Both letters should also specify if the condo is under construction and if so determine a date of finish, within four years.

As for people who want to renew their permit, they should submit a letter from the original condo owner specifying they are still the current owners of the unit, as well as a letter determining the situation of the unit from the specified authority. The letter should include the timing, which the building needs to be finished, which should be within four years. The bank should also submit a letter showing the original transaction to buy the unit in both dollars and Egyptian pounds.

Abbas concluded that three standardized examples will be created for the three letters.

These plans come at a time where Egypt has been trying to find innovative ways to encourage investment in the country. Egypt recently ratified its new investment law, which aims to encourage investment through creating new incentives, easing government restrictions and introducing new laws to protect investment money from arbitrary decisions, as well as ease cross border trade.

The move to give foreigners residency is actually a move that falls under one of the key sections of the new investment law. More broadly, the new investment law specified that all investors in Egypt are eligible for residency for at least one year until their “business” is over. Since buying apartments is considered an investment, this naturally makes apartment owners eligible for residency.

However, the investment law also targets business owners, so the rest of its rules mainly address that, allowing foreign business owners to employ ten percent of their labor as foreigners, to be increased to a maximum of 20 percent when found suitable.

The law also gives investors immunity to the systems as it does not allow public administrative authorities to revoke licenses issued for investment projects.

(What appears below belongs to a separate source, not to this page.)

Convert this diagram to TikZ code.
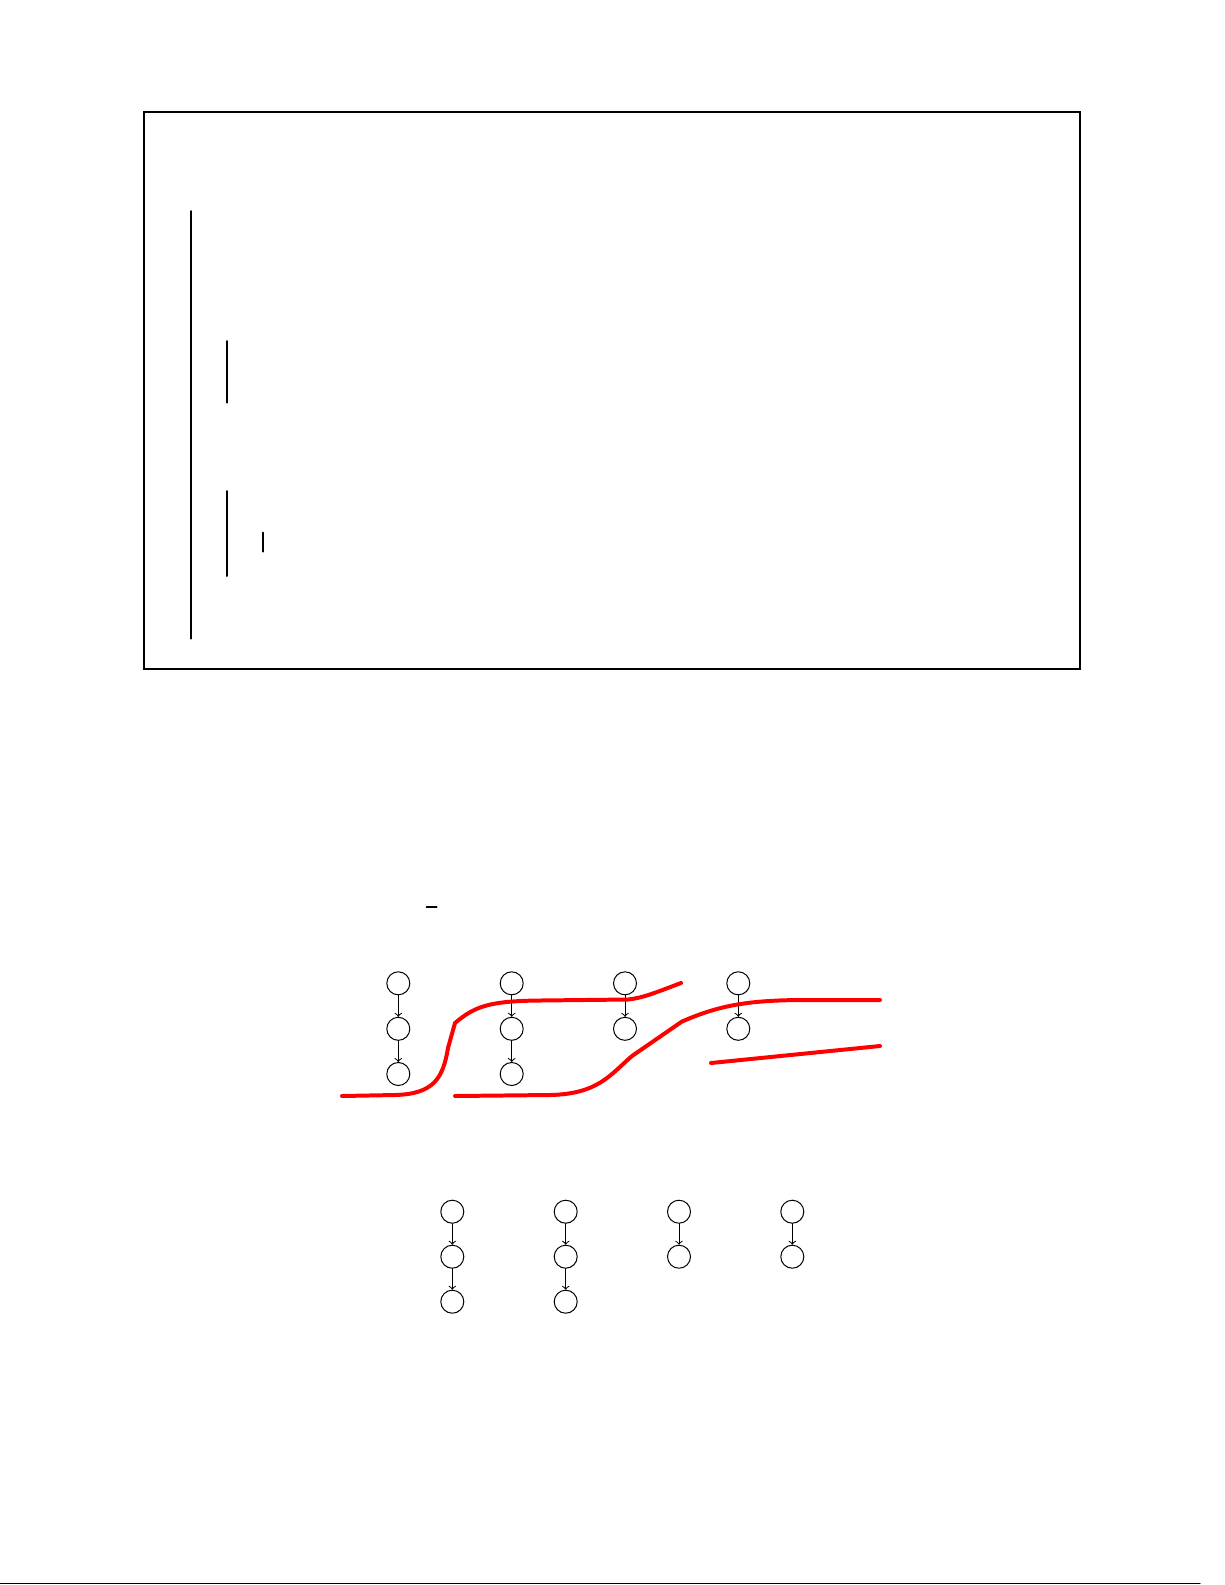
\documentclass[tikz,border=0pt]{standalone}
\begin{document}
\begin{tikzpicture}[x=0.5bp,y=-0.5bp,>=to,line cap=round,
        vx/.style={circle,draw,line width=0.5pt,minimum size=11.5bp,inner sep=0pt},
        cut/.style={red,line width=2pt,line join=round}]
    \useasboundingbox (0,0) rectangle (1225,1585);
    % frame and bars
    \draw[line width=1pt] (143.7,112) rectangle (1080,669);
    \draw[line width=1pt] (191,211)--(191,638.7) (227,341)--(227,402.7)
        (227,491)--(227,576) (262.7,532.7)--(262.7,551.7);
    \draw[line width=1pt] (426.7,906.5)--(436.7,906.5);
    % upper chains
    \foreach \n/\x in {a/398.3,b/511.7,c/625,d/738.3} {
        \node[vx] (\n1) at (\x,983.3) {};
        \node[vx] (\n2) at (\x,1028.8) {};
        \draw[->,line width=0.5pt] (\n1)--(\n2);
    }
    \foreach \n/\x in {a/398.3,b/511.7} {
        \node[vx] (\n3) at (\x,1074) {};
        \draw[->,line width=0.5pt] (\n2)--(\n3);
    }
    % red cuts
    \draw[cut] (342,1096)--(395,1095) .. controls (434,1094) and (443,1078) .. (448,1048)
        --(455,1023) .. controls (475,1006) and (490,1001) .. (540,1000.5)
        --(628,999.5) .. controls (642,998) and (652,994) .. (681,983);
    \draw[cut] (455,1096)--(550,1095) .. controls (598,1094) and (610,1075) .. (632,1056)
        --(682,1021.5) .. controls (718,1006) and (745,1000.5) .. (800,1000)--(880,1000);
    \draw[cut] (711,1063)--(880,1046);
    % lower chains
    \foreach \n/\x in {p/452.3,q/565.7,r/679,s/792.3} {
        \node[vx] (\n1) at (\x,1211.7) {};
        \node[vx] (\n2) at (\x,1256.7) {};
        \draw[->,line width=0.5pt] (\n1)--(\n2);
    }
    \foreach \n/\x in {p/452.3,q/565.7} {
        \node[vx] (\n3) at (\x,1301.7) {};
        \draw[->,line width=0.5pt] (\n2)--(\n3);
    }
    \draw[line width=0.6pt] (0,1583.7)--(1200,1583.7);
\end{tikzpicture}
\end{document}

Egypt has been trying to pose as an attractive investment destination ever since an economic crisis hit the country in 2013. The government had to adopt austerity measures including floating the pound, which lead to severe price increases including a fifty percent fuel hike and a twenty-five percent electricity hike.

However, recent economic reports have praised Egypt’s situation, even encouraging its return as an investment hub. Back in July, Cairo was ranked as the most attractive city for investments in Africa, snatching the 64th place worldwide.

In a recent report by Rand Merchant Bank (RMB), Egypt was ranked as ‘Africa’s best investment destination’ for the second year in a row.

RMB attributed Egypt’s top position to two factors: that the country is Africa’s highest gross domestic producer, and that it enjoys the single largest consumption market in the MENA region. The report also observed that Egypt has the most diversified market in Africa, and “strides that have been made to improve the investment and legal business environment”, with a growth forecast at four percent.